The goal was to be able to land the family’s Cessna 182 in the field, but that would take a bit of work. The neighbor farmer Jack Metcalf’s brother came with big equipment to move soil—leveling off a hump and a swale. Grandpa remembers riding about with a roller behind the tractor to pack down the dirt. A windsock was erected on the top of the barn (it’s been replaced several times over the years), and the outhouse proudly sported the sign “North Star International, Elevation 1065 feet.”
But the old outhouse wasn’t fated to live very long. The Allis Chalmers B tractor that came with the farm was popular among the boys as they grew up. Gib Waite’s son John was taking it through the barnyard one day when he accidentally hit the outhouse head-on. The building exploded into a pile of sticks, knocking the radiator off the Allis and crunching the front grill. Guess boys have to learn somehow.
Later, the family thought they’d try their hand at baling hay, so Grandpa and a Platteville farming friend purchased a baler, a hay wagon, and an elevator, hooked them to their cars, and crawled all the way up to the farm going 25 to 30 miles an hour. We still have the hay wagon and the elevator, but we’re onto a different (though still cantankerous) old baler.

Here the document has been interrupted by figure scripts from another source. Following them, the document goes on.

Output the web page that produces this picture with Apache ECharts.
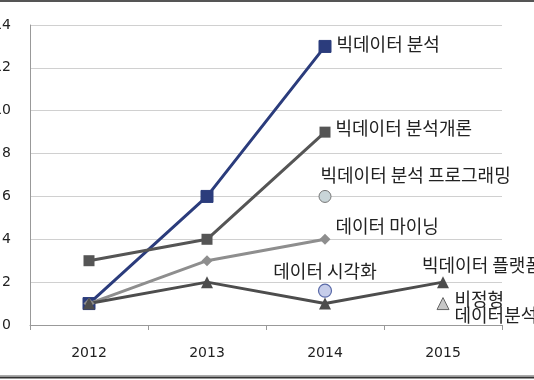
<!DOCTYPE html>
<html>
<head>
<meta charset="utf-8">
<script src="https://cdn.jsdelivr.net/npm/echarts@6/dist/echarts.min.js"></script>
<style>html,body{margin:0;padding:0;background:#fff}#c{width:534px;height:380px}</style>
</head>
<body>
<div id="c"></div>
<script>
var categories = ['2012', '2013', '2014', '2015'];
var yTicks = [0, 2, 4, 6, 8, 10, 12, 14];
var bigdataAnalysis = [1, 6, 13, null];
var bigdataIntro = [3, 4, 9, null];
var bigdataProgramming = [null, null, 6, null];
var dataMining = [1, 3, 4, null];
var dataVisualization = [null, null, 1.6, null];
var bigdataPlatform = [1, 2, 1, 2];
var unstructured = [null, null, null, 1];

var FONT = '"Noto Sans CJK KR", "Noto Sans", sans-serif';
var NUMFONT = '"DejaVu Sans", "Liberation Sans", sans-serif';

function withLabel(values, idx, text, labelOpt) {
  return values.map(function (v, i) {
    if (i !== idx) return v;
    return {
      value: v,
      label: Object.assign({
        show: true, formatter: text, color: '#222', fontSize: 18,
        fontFamily: FONT
      }, labelOpt)
    };
  });
}

var chart = echarts.init(document.getElementById('c'));
chart.setOption({
  animation: false,
  backgroundColor: '#fff',
  grid: { left: 30, right: 32, top: 25, bottom: 55, containLabel: false, outerBoundsMode: 'none' },
  xAxis: {
    type: 'category', data: categories, boundaryGap: true,
    axisLine: { lineStyle: { color: '#999', width: 1 } },
    axisTick: { show: true, length: 5, lineStyle: { color: '#999' } },
    axisLabel: { color: '#222', fontSize: 14, margin: 21, fontFamily: NUMFONT },
    splitLine: { show: false }
  },
  yAxis: {
    type: 'value', min: 0, max: 14, interval: 2,
    axisLine: { show: true, lineStyle: { color: '#999', width: 1 } },
    axisTick: { show: false },
    axisLabel: { color: '#222', fontSize: 14, margin: 19, fontFamily: NUMFONT,
      formatter: function (v) { return yTicks.indexOf(v) >= 0 ? String(v) : ''; } },
    splitLine: { lineStyle: { color: '#d0d0d0', width: 1 } }
  },
  graphic: [
    { type: 'line', shape: { x1: 0, y1: 1, x2: 534, y2: 1 }, style: { stroke: '#555', lineWidth: 2 } },
    { type: 'line', shape: { x1: 0, y1: 375.5, x2: 534, y2: 375.5 }, style: { stroke: '#aaa', lineWidth: 1 } },
    { type: 'line', shape: { x1: 0, y1: 377.5, x2: 534, y2: 377.5 }, style: { stroke: '#333', lineWidth: 2 } }
  ],
  series: [
    {
      name: '빅데이터 분석', type: 'line', z: 2,
      data: withLabel(bigdataAnalysis, 2, '빅데이터 분석', { position: 'right', offset: [0, -2] }),
      symbol: 'rect', symbolSize: 12, showAllSymbol: true,
      lineStyle: { color: '#2b3c7c', width: 3 },
      itemStyle: { color: '#2b3c7c', borderColor: '#2b3c7c', borderWidth: 1, opacity: 1 }
    },
    {
      name: '빅데이터 분석개론', type: 'line', z: 3,
      data: withLabel(bigdataIntro, 2, '빅데이터 분석개론', { position: 'right', offset: [0, -4] }),
      symbol: 'rect', symbolSize: 11,
      lineStyle: { color: '#555', width: 3 },
      itemStyle: { color: '#555', opacity: 1 }
    },
    {
      name: '빅데이터 분석 프로그래밍', type: 'line', z: 3,
      data: withLabel(bigdataProgramming, 2, '빅데이터 분석 프로그래밍', { position: 'right', offset: [-16, -21] }),
      symbol: 'circle', symbolSize: 12, showSymbol: true,
      lineStyle: { width: 0 },
      itemStyle: { color: '#c9d5d8', borderColor: '#777', borderWidth: 1, opacity: 1 }
    },
    {
      name: '데이터 마이닝', type: 'line', z: 3,
      data: withLabel(dataMining, 2, '데이터 마이닝', { position: 'right', offset: [0, -13] }),
      symbol: 'diamond', symbolSize: 11,
      lineStyle: { color: '#8e8e8e', width: 3 },
      itemStyle: { color: '#8e8e8e', opacity: 1 }
    },
    {
      name: '데이터 시각화', type: 'line', z: 4,
      data: withLabel(dataVisualization, 2, '데이터 시각화', { position: 'top', distance: 3 }),
      symbol: 'circle', symbolSize: 13, showSymbol: true,
      lineStyle: { width: 0 },
      itemStyle: { color: '#c6cdea', borderColor: '#5a6aa8', borderWidth: 1.2, opacity: 1 }
    },
    {
      name: '빅데이터 플랫폼', type: 'line', z: 3,
      data: withLabel(bigdataPlatform, 3, '빅데이터 플랫폼', { position: 'right', offset: [-32, -17] }),
      symbol: 'triangle', symbolSize: 12,
      lineStyle: { color: '#4d4d4d', width: 3 },
      itemStyle: { color: '#4d4d4d', opacity: 1 }
    },
    {
      name: '비정형 데이터분석', type: 'line', z: 3,
      data: withLabel(unstructured, 3, '비정형\n데이터분석', { position: 'right', offset: [0, 4], lineHeight: 16 }),
      symbol: 'triangle', symbolSize: 12, showSymbol: true,
      lineStyle: { width: 0 },
      itemStyle: { color: '#c8c8c8', borderColor: '#666', borderWidth: 1, opacity: 1 }
    }
  ]
});
</script>
</body>
</html>
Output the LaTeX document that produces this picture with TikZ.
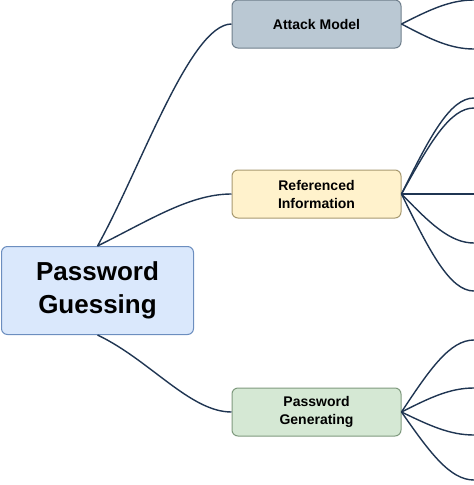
\documentclass[tikz,border=0pt]{standalone}
\usepackage{fontspec}
\setmainfont{Liberation Sans}
\usetikzlibrary{positioning}
\definecolor{rootfill}{HTML}{DAE8FC}
\definecolor{rootline}{HTML}{6C8EBF}
\definecolor{atkfill}{HTML}{BAC8D3}
\definecolor{atkline}{HTML}{6F7F8C}
\definecolor{reffill}{HTML}{FFF2CC}
\definecolor{refline}{HTML}{A89A70}
\definecolor{genfill}{HTML}{D5E8D4}
\definecolor{genline}{HTML}{7F9A7E}
\definecolor{wire}{HTML}{1F3552}
\tikzset{
	box/.style={rectangle,rounded corners=6pt,line width=1pt,align=center,font=\bfseries},
	branch/.style={box,minimum width=169pt,minimum height=48pt,font=\bfseries\fontsize{14pt}{18pt}\selectfont},
	wirestyle/.style={wire,line width=1.4pt},
}
\begin{document}
\begin{tikzpicture}[x=1pt,y=-1pt]
\useasboundingbox (0,0) rectangle (474,485);

%root
\node[box,fill=rootfill,draw=rootline,minimum width=192pt,minimum height=88pt,
	font=\bfseries\fontsize{26pt}{33pt}\selectfont] (guess) at (97.5,290.5) {Password\\Guessing};

%branches
\node[branch,fill=atkfill,draw=atkline] (attack) at (316.5,24) {Attack Model};
\node[branch,fill=reffill,draw=refline] (refinfo) at (316.5,194) {Referenced\\Information};
\node[branch,fill=genfill,draw=genline] (pwgen) at (316.5,412) {Password\\Generating};

\coordinate (top) at (guess.north);
\coordinate (bot) at (guess.south);
\draw[wirestyle] (top) .. controls (140,170) and (190,24) .. (attack.west);
\draw[wirestyle] (top) .. controls (150,220) and (190,194) .. (refinfo.west);
\draw[wirestyle] (bot) .. controls (150,360) and (190,412) .. (pwgen.west);

%leaves
\foreach \y in {0,49}
	\draw[wirestyle] (attack.east) .. controls (430,{24+(\y-24)*0.6}) and (450,\y) .. (474,\y);
\foreach \y in {98,108,194,243,291}
	\draw[wirestyle] (refinfo.east) .. controls (430,{194+(\y-194)*0.6}) and (450,\y) .. (474,\y);
\foreach \y in {340,388,435,480}
	\draw[wirestyle] (pwgen.east) .. controls (430,{412+(\y-412)*0.6}) and (450,\y) .. (474,\y);
\end{tikzpicture}
\end{document}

Mark was driving the tractor while Mom and Grandpa were stacking the bales on the hay wagon. The baler must have slipped a notch on the chain, causing the timing to get out of whack and CLUNK—the baler seized, shrapnel spewed back all over the wagon, and the force of the stop killed the tractor. Mark worked to put the pieces back together and weld the broken parts while Mom and Grandpa spent days trying to get the timing of teeth, plunger, and auger to agree. A couple summers of that and the haying went back to Jess Ross for a while.

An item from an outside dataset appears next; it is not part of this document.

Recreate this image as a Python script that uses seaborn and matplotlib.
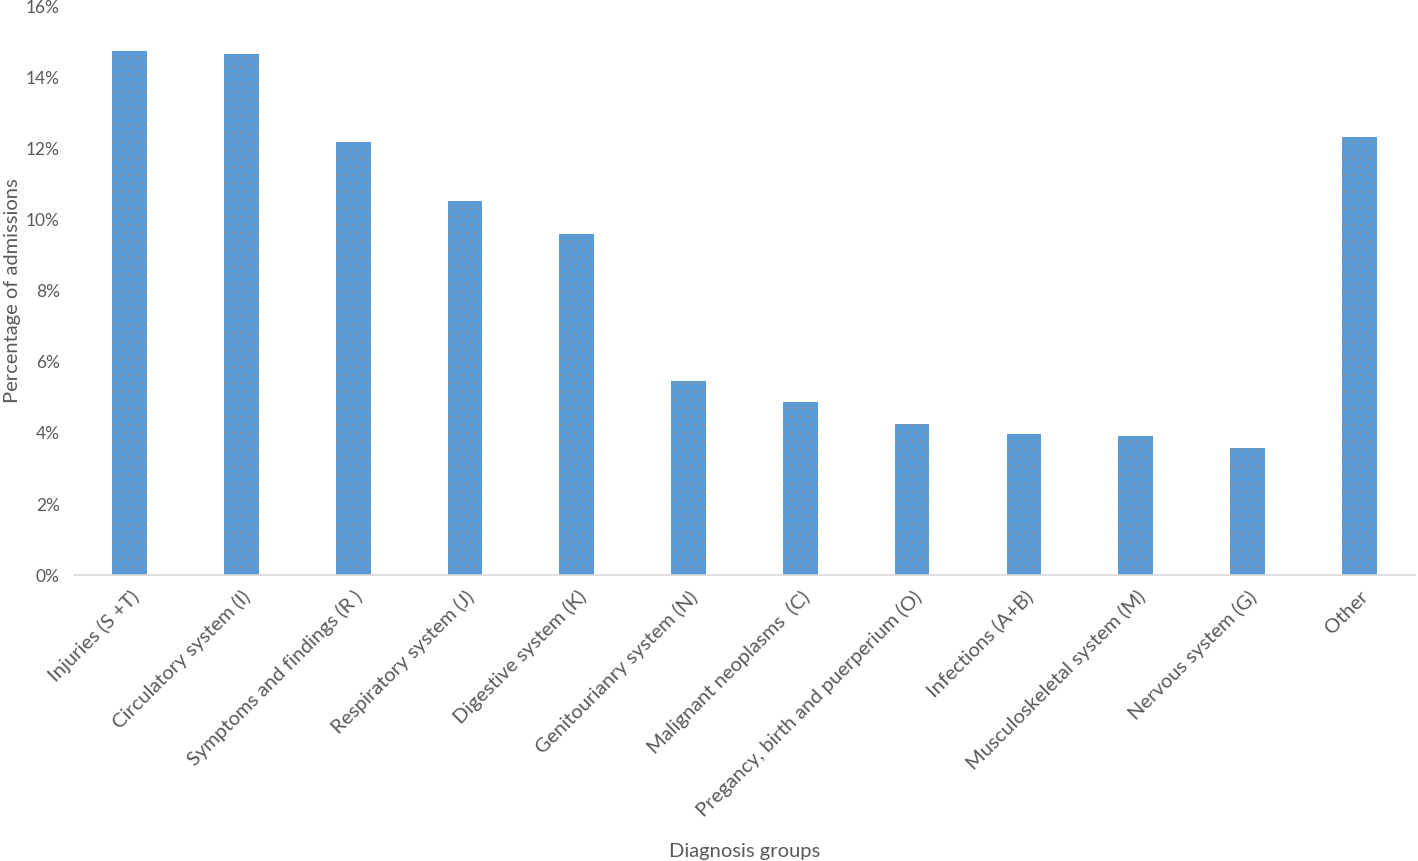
import matplotlib
matplotlib.use("Agg")
import matplotlib.pyplot as plt
import seaborn as sns
import pandas as pd

# values
groups = ['Injuries (S +T)', 'Circulatory system (I)', 'Symptoms and findings (R )',
          'Respiratory system (J)', 'Digestive system (K)', 'Genitourianry system (N)',
          'Malignant neoplasms  (C)', 'Pregancy, birth and puerperium (O)',
          'Infections (A+B)', 'Musculoskeletal system (M)', 'Nervous system (G)', 'Other']
pct = [14.74, 14.65, 12.17, 10.51, 9.60, 5.47, 4.86, 4.26, 3.98, 3.92, 3.58, 12.31]
yticks = [0, 2, 4, 6, 8, 10, 12, 14, 16]

data = pd.DataFrame({'group': groups, 'pct': pct})

sns.set_style('white')
plt.rcParams['font.family'] = ['Lato', 'DejaVu Sans']
plt.rcParams['hatch.color'] = '#A9917A'
plt.rcParams['hatch.linewidth'] = 0.25

txt = '#595959'
fig = plt.figure(figsize=(14.18, 8.61), dpi=100)
ax = fig.add_axes([0.052, 0.332, 0.946, 0.661])

sns.barplot(data=data, x='group', y='pct', color='#5B9BD5', width=0.31,
            saturation=1, ax=ax, linewidth=0)
# faint dotted texture like the original
for p in ax.patches:
    p.set_hatch('..')
    p.set_edgecolor('#A9917A')
    p.set_linewidth(0)

ax.set_ylim(0, 16)
ax.set_xlim(-0.5, len(groups) - 0.5)
ax.set_yticks(yticks)
ax.set_yticklabels([f'{v}%' for v in yticks], color=txt, fontsize=12.5)
ax.set_xticks(range(len(groups)))
ax.set_xticklabels(groups, rotation=45, ha='right', rotation_mode='anchor',
                   color=txt, fontsize=14.5)
ax.tick_params(axis='both', length=0, pad=10)
ax.tick_params(axis='x', pad=9)

for s in ['top', 'right', 'left']:
    ax.spines[s].set_visible(False)
ax.spines['bottom'].set_color('#D9D9D9')
ax.spines['bottom'].set_linewidth(1.2)

ax.set_ylabel('Percentage of admissions', color=txt, fontsize=14.5)
ax.set_xlabel('Diagnosis groups', color=txt, fontsize=14.5)
ax.yaxis.set_label_coords(-0.039, 0.5)
ax.xaxis.set_label_coords(0.5, -0.47)

fig.savefig('out.png', dpi=100)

One summer, the barn roof was looking in need of repair. It was getting pretty rusty, with leaky nail holes. Mark and a friend were up, and they thought they had a pretty good idea of how to fix the roof. First, they hooked the big hay rope up to the tractor, then managed to get it over the peak of the barn. Mark tied the rope around his waist, and the friend pulled him up the roof by driving the tractor forward. Mark brushed off the rust and painted the roof with thick, aluminum paint. All was going well until the friend didn’t stop the tractor soon enough and almost pulled Mark over the top! They then moved the tractor to the other side, tossed the rope over to tie securely, and used the tractor to lower Mark down the other side. Sounds a little crazy, but it got the job done.
Grandma, however, wanted to have a bird feeder. There was only one problem, though—bears. Put the feeder in a tree, and they’d climb up and get it. Put it too close to the ground, and they’d get it too, destroying the feeder. So Grandpa went and got a telephone pole and cut it to the size he thought a bear couldn’t reach, dug it securely into the ground, and put the feeder on top.
Well, the bear climbed the pole and down came the feeder. So Grandpa wrapped the pole in metal so the bear would slip down. That worked for a while until an especially tall bear came and…well, there went the feeder again. Grandpa spliced two more feet of the telephone pole on top, wrapped more metal, and the bears were finally defeated. Not that they didn’t try, which is attested by the many claw marks on the metal wrapping. It’s an odd-looking birdfeeder arrangement (and takes a very tall ladder to fill with seed), but it’s outsmarted the intrepid squirrels as well. Now and then one will try to get to the feeder from above, leaping into the air like a kamikaze, but to no avail. Fortunately, they usually wait for a good snow before trying that daring stunt.
And, of course, there’s lots more stories looking back across 47 Easters. Outside, the snow from last night is melting, but the stories of how the farm got to now still linger in the telling. This year, we’re celebrating 100 years of homesteading on the farm, starting with the Fullington family’s purchase of the original parcel in 1915. That kind of milestone doesn’t happen every day. See you down on the farm sometime.